Dem Glauben Treu: christlich, deutsch

■ Mit der Einstellung muslimischer Erzieherinnen tut sich die Evangelische Kirche in Bremen noch schwer / Kitas konnten Türkin bislang nur stundenweise beschäftigen

An der Basis ist man längst multi-kulti: Der Ausländer-Anteil bei einigen evangelischen Kitas im Bremer Westen liegt zum Teil an 50 Prozent. Doch die Betreuung der Kinder ist einheitlich: deutsch und christlich. Andere evangelische Landeskirchen haben zum Teil wenig Probleme, muslimische Kräfte als Mittler zwischen Sprach- und Kulturwelten einzustellen.
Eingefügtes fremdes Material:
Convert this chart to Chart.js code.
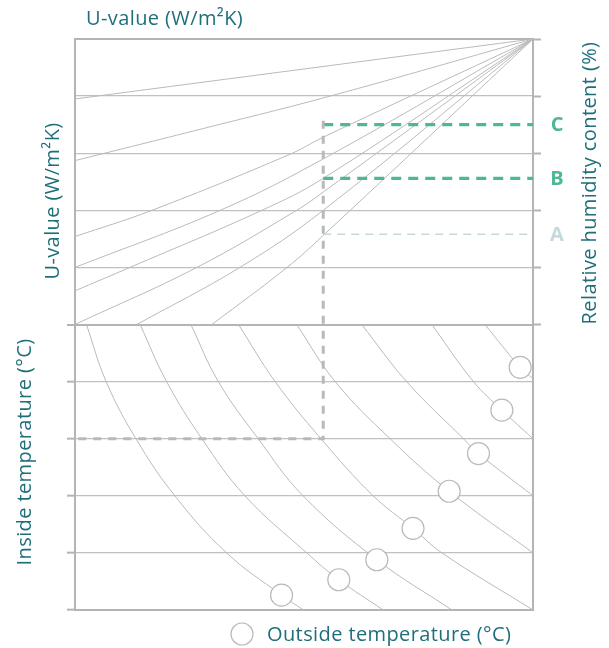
<!DOCTYPE html>
<html>
<head>
<meta charset="utf-8">
<script src="https://cdn.jsdelivr.net/npm/chart.js@4"></script>
<style>
  html, body { margin: 0; padding: 0; background: #ffffff; }
  #wrap { width: 609px; height: 648px; }
</style>
</head>
<body>
<div id="wrap"><canvas id="c" width="609" height="648"></canvas></div>
<script>
// ---------- data (normalised nomogram units: x 0-100, y 0-10 grid bands) ----------
// Upper panel: U-value lines, all converging at the top-right corner
const uLine1 = [[0, 8.95], [100, 10]];
const uLine2 = [[0, 7.87], [27.9, 8.43], [55.7, 9.0], [100, 10]];
const uLine3 = [[0, 6.54], [16.8, 7.0], [46.9, 7.98], [54.2, 8.28], [100, 10]];
const uLine4 = [[0, 6.0], [31.7, 7.0], [54.2, 7.9], [100, 10]];
const uLine5 = [[0, 5.59], [12.0, 6.0], [40.8, 7.0], [54.2, 7.56], [100, 10]];
const uLine6 = [[0, 5.0], [26.6, 6.0], [48.4, 7.0], [54.2, 7.32], [100, 10]];
const uLine7 = [[13.5, 5.0], [36.0, 6.0], [54.2, 7.0], [100, 10]];
const uLine8 = [[29.9, 5.0], [46.3, 6.0], [54.2, 6.56], [100, 10]];

// Lower panel: inside-temperature curves
const tCurve1 = [[2.5, 5], [6.8, 4], [13.3, 3], [21.8, 2], [33.1, 1], [45.1, 0.26], [49.9, 0]];
const tCurve2 = [[14.2, 5], [20.0, 4], [27.7, 3], [37.1, 2], [50.6, 1], [57.6, 0.53], [67.3, 0]];
const tCurve3 = [[25.3, 5], [31.3, 4], [40.0, 3], [49.8, 2], [65.9, 0.88], [82.3, 0]];
const tCurve4 = [[35.7, 5], [43.7, 4], [53.7, 3], [65.1, 2], [73.8, 1.43], [80.1, 1], [100, 0]];
const tCurve5 = [[48.4, 5], [56.8, 4], [68.8, 3], [81.7, 2.08], [100, 1]];
const tCurve6 = [[62.6, 5], [72.4, 4], [84.8, 3], [88.1, 2.74], [100, 2]];
const tCurve7 = [[77.9, 5], [87.0, 4], [93.2, 3.5], [100, 3]];
const tCurve8 = [[89.5, 5], [97.2, 4.25], [100, 4.05]];

// Outside temperature markers (one per curve)
const outsideTemps = [[45.1, 0.26], [57.6, 0.53], [65.9, 0.88], [73.8, 1.43], [81.7, 2.08], [88.1, 2.74], [93.2, 3.5], [97.2, 4.25]];

// Reading guides
const guideX = 54.2;
const guideTop = 8.57;
const insideTempLevel = 3;
const humidityLevels = [6.58, 7.56, 8.5];
const humidityLabels = ['A', 'B', 'C'];

// Texts
const titleTop = 'U-value (W/m²K)';
const titleLeftUpper = 'U-value (W/m²K)';
const titleLeftLower = 'Inside temperature (°C)';
const titleRight = 'Relative humidity content (%)';
const legendLabel = 'Outside temperature (°C)';

// ---------- styles ----------
const TEAL = '#1f6f7b';
const GREEN = '#4cb894';
const PALE = '#c3d9dd';
const LINE = '#bababa';
const FRAME = '#b4b4b4';
const GRID = '#c0c0c0';
const FONT = '"Open Sans", sans-serif';

const toPts = arr => arr.map(p => ({ x: p[0], y: p[1] }));

const curveDs = arr => ({
  type: 'line', data: toPts(arr), borderColor: LINE, borderWidth: 1,
  pointRadius: 0, tension: 0.4, fill: false, order: 3
});

const datasets = [];
[uLine1, uLine2, uLine3, uLine4, uLine5, uLine6, uLine7, uLine8,
 tCurve1, tCurve2, tCurve3, tCurve4, tCurve5, tCurve6, tCurve7, tCurve8].forEach(a => datasets.push(curveDs(a)));

// grey reading guide: down from the top, then left at inside temperature
datasets.push({
  type: 'line', label: 'guide',
  data: toPts([[guideX, guideTop], [guideX, insideTempLevel], [0, insideTempLevel]]),
  borderColor: '#b9b9b9', borderWidth: 3, borderDash: [8, 7], pointRadius: 0, tension: 0, order: 2
});
// humidity levels A (pale thin), B, C (green)
humidityLevels.forEach((lv, i) => {
  const pale = i === 0;
  datasets.push({
    type: 'line', label: humidityLabels[i],
    data: toPts([[guideX, lv], [100, lv]]),
    borderColor: pale ? PALE : GREEN, borderWidth: pale ? 1.5 : 3.2,
    borderDash: pale ? [8, 6] : [10, 7], pointRadius: 0, tension: 0, order: 2
  });
});
// outside temperature circles
datasets.push({
  type: 'scatter', label: legendLabel, data: toPts(outsideTemps),
  pointRadius: 11, pointBackgroundColor: '#ffffff', pointBorderColor: '#bababa',
  pointBorderWidth: 1.2, showLine: false, order: 0
});

const textPlugin = {
  id: 'nomogramText',
  afterDraw(chart) {
    const { ctx, chartArea: ca, scales } = chart;
    const y = scales.y;
    ctx.save();
    ctx.fillStyle = TEAL;
    ctx.font = '20px ' + FONT;
    ctx.letterSpacing = '0.4px';
    ctx.textBaseline = 'middle';
    // top title
    ctx.textAlign = 'left';
    ctx.fillText(titleTop, ca.left + 11, ca.top - 20);
    // rotated titles
    const rot = (txt, x, yy) => {
      ctx.save(); ctx.translate(x, yy); ctx.rotate(-Math.PI / 2);
      ctx.textAlign = 'center'; ctx.fillText(txt, 0, 0); ctx.restore();
    };
    rot(titleLeftUpper, 53, 201);
    rot(titleLeftLower, 25, 452);
    rot(titleRight, 590, 183);
    // A, B, C labels
    ctx.letterSpacing = '0px';
    ctx.font = 'bold 20px ' + FONT;
    ctx.textAlign = 'center';
    humidityLevels.forEach((lv, i) => {
      ctx.fillStyle = i === 0 ? PALE : GREEN;
      ctx.fillText(humidityLabels[i], ca.right + 24, y.getPixelForValue(lv) + 1);
    });
    // legend
    const lx = 242, ly = 634;
    ctx.beginPath(); ctx.arc(lx, ly, 11, 0, Math.PI * 2);
    ctx.fillStyle = '#fff'; ctx.fill();
    ctx.strokeStyle = '#bababa'; ctx.lineWidth = 1.2; ctx.stroke();
    ctx.fillStyle = TEAL; ctx.font = '20px ' + FONT; ctx.letterSpacing = '0.4px'; ctx.textAlign = 'left';
    ctx.fillText(legendLabel, lx + 25, ly + 1);
    ctx.restore();
  }
};

const edgeAxis = pos => ({
  type: 'linear', position: pos, min: 0, max: 100,
  ticks: { display: false },
  grid: { display: false, drawTicks: false },
  border: { display: true, color: FRAME, width: 2 }
});

new Chart(document.getElementById('c'), {
  data: { datasets },
  plugins: [textPlugin],
  options: {
    responsive: false, animation: false, events: [],
    layout: { padding: { left: 67, right: 68, top: 39, bottom: 38 } },
    plugins: { legend: { display: false }, tooltip: { enabled: false } },
    scales: {
      x: edgeAxis('bottom'),
      xTop: edgeAxis('top'),
      y: {
        type: 'linear', position: 'left', min: 0, max: 10,
        ticks: { display: false, stepSize: 1 },
        grid: {
          drawTicks: true, tickLength: 8, tickWidth: 2,
          color: c => (c.tick && c.tick.value === 5) ? FRAME : GRID,
          lineWidth: c => (c.tick && c.tick.value === 5) ? 2 : 1.3,
          tickColor: c => (c.tick && c.tick.value <= 5) ? FRAME : 'rgba(0,0,0,0)'
        },
        border: { display: true, color: FRAME, width: 2 }
      },
      yRight: {
        type: 'linear', position: 'right', min: 0, max: 10,
        ticks: { display: false, stepSize: 1 },
        grid: {
          drawOnChartArea: false, drawTicks: true, tickLength: 8, tickWidth: 2,
          tickColor: c => (c.tick && c.tick.value >= 5) ? FRAME : 'rgba(0,0,0,0)'
        },
        border: { display: true, color: FRAME, width: 2 }
      }
    }
  }
});
</script>
</body>
</html>
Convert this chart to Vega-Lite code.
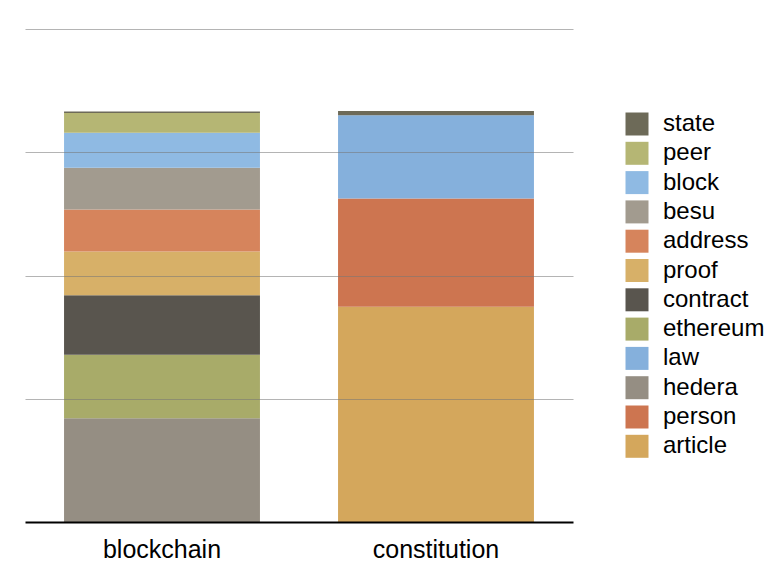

Bei der Bremischen Evangelischen Kirche (BEK) dagegen sei das seit Jahren „ein Buch mit sieben Siegel“, meint die Lüssumer Pädagogin Jutta Wedemeyer.

Aus pädagogischer Sicht ist der Fall klar: „Mit Beginn des Kindergartens werden „3-Jährige in die deutsche Gesellschaft geschmissen, die bis dahin oft kein Deutsch konnten und mit denen man höchstens Körperkontakt aufnehmen kann“, sagt eine Erzieherin aus Walle. Für eine Handvoll Kindergärten in Bremen war das vor Jahren „Anlass, nach türkischen Praktikanten zu suchen“.

Aber eine Festanstellung türkischer Kräfte muslimischen Glaubens war mit der Evangelischen Kirche im Land kaum zu machen. „Das ist ein anerkannter Grundsatz bei beiden christlichen Kirchen“, erklärt Sigrid Bornhold, Juristin bei der Bremischen Evangelischen Kirche, die als größter freier Träger rund ein Viertel der Kitas in Bremen betreibt. „Im Moment sehen wir auch keinen Anlass, diese Einstellungsvoraussetzung zu ändern.“

So hatten die Kitas der BEK in Lüssum und Gröpelingen bislang zum Beispiel eine türkische Kraft immer nur stundenweise beschäftigen können – seit elf, beziehungsweise 20 Jahren. Anträge auf Festanstellung muslimische Kräfte, sagt ein Insider, hätten noch vor Jahren eine „Lawine“ im Kirchenausschuss ausgelöst. „Jetzt wird das offenbar auch in Bremen Gesprächsthema“, meint der Islambeauftragte der BEK, Heinrich Kahlert. Von anderen Landesverbänden weiß er, dass die „heikle Frage ganz unterschiedlich gehandhabt wird“: Im Rheinland soll es zum Beispiel keine Probleme bei der Anstellung türkischer Kräfte geben.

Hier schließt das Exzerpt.